Tudo serviu para dar visibilidade e voz aos meninos, no seu papel de construtores de caminhos novos, entre a casa, a sede, a escola e o bairro, contando com a companhia segura de três jovens mulheres e a inspiração e apoio de um jovem com experiência em animação.
Esta equipa de mediadores foi acompanhada por uma educadora e por membros das entidades promotoras e de coordenação, que, por sua vez, mediaram a comunicação e enquadraram a colaboração dos demais parceiros e amigos do projeto.
O I Fórum foi vivido em ambiente de festa, em torno do “arroz colaborativo”, feito com o contributo de cada criança (e das suas famílias), que foram sendo auscultadas sobre o futuro próximo ou a etapa que se segue enquanto se aguarda que as entidades resolvam os problemas estruturais que constituem verdadeiras pedras, agora reconhecidas e soltas com e pelas crianças, que limitam, de forma dramática, o seu horizonte como agentes de promoção de um Bairro Saudável.
Na segunda reunião geral dos parceiros, realizada no dia 4 de Abril, três dias após o I Fórum, pudemos revisitar coletivamente as potencialidades e a incompletude do percurso feito com as crianças. Pudemos estimar melhor o quanto a construção de pontes, que hão de superar a distância que separa e isola a vida das crianças no bairro da vida da cidade (território e polis), depende do esforço crescente e coordenado entre instâncias responsáveis pela garantia de direitos de cidadania social, que se supõem universais.
Contamos que no II Fórum haja muito mais a celebrar para além da remoção das pedras identificadas, soltas e tornadas visíveis pelas crianças e jovens, no papel de agentes de promoção da saúde da comunidade e da cidade, de que agora estão investidas.
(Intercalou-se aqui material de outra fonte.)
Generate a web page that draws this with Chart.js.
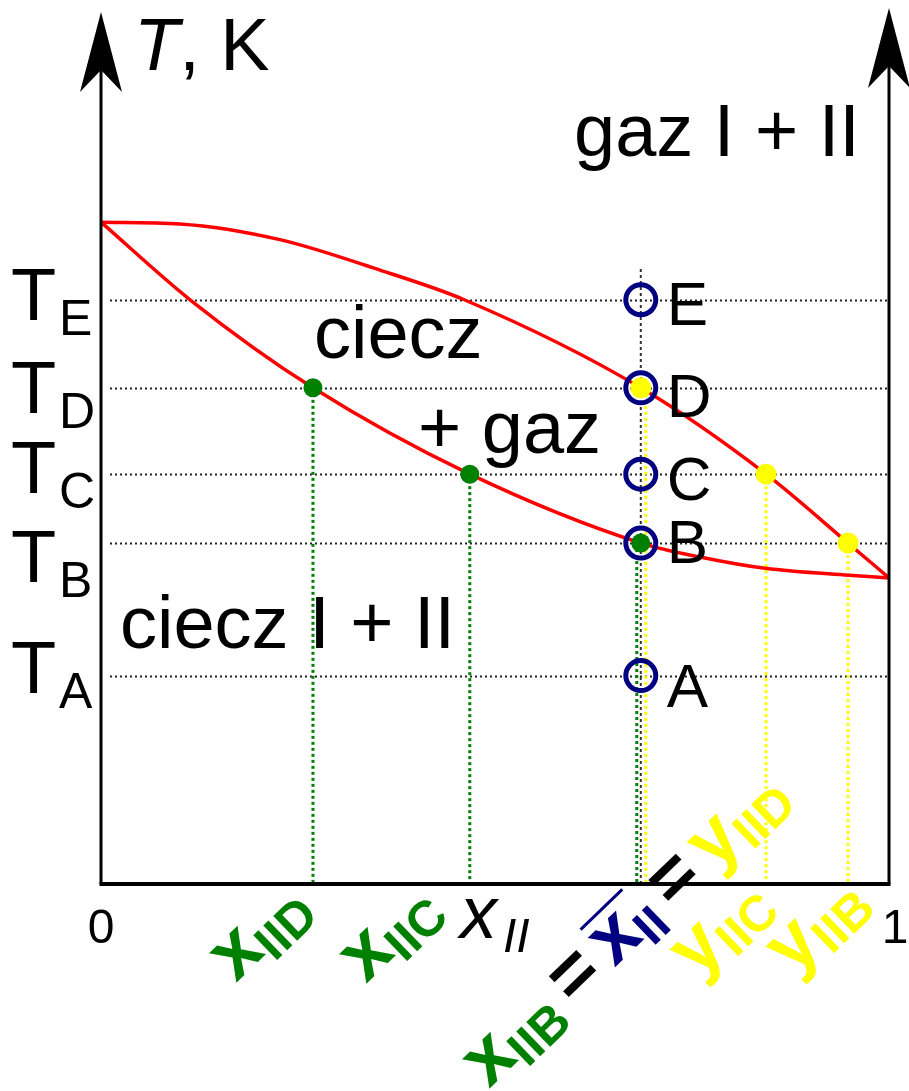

Que estas e outras pedras, que ocultam o horizonte de emancipação das crianças das condições adversas que lhes são dadas a viver, sirvam de material de construção de novas pontes a edificar pelo diálogo intersectorial na Cidade e pelo diálogo intergeracional na e com a comunidade.
Que no III Fórum as notícias nos falem não só do processo participativo das crianças e jovens, como analistas e agentes na resolução de problemas que as afetam, mas que as narrativas geradas pela exposição de fotografia sobre a sua ação nos permitam celebrar as suas vivências de fruição coletiva de uma cidade a que se sintam pertencer e em que sejam reconhecidos como sujeitos de direitos humanos, reclamáveis em nome do seu superior interesse, enquanto crianças e segundo o instituído pela Convenção dos Direitos da Criança.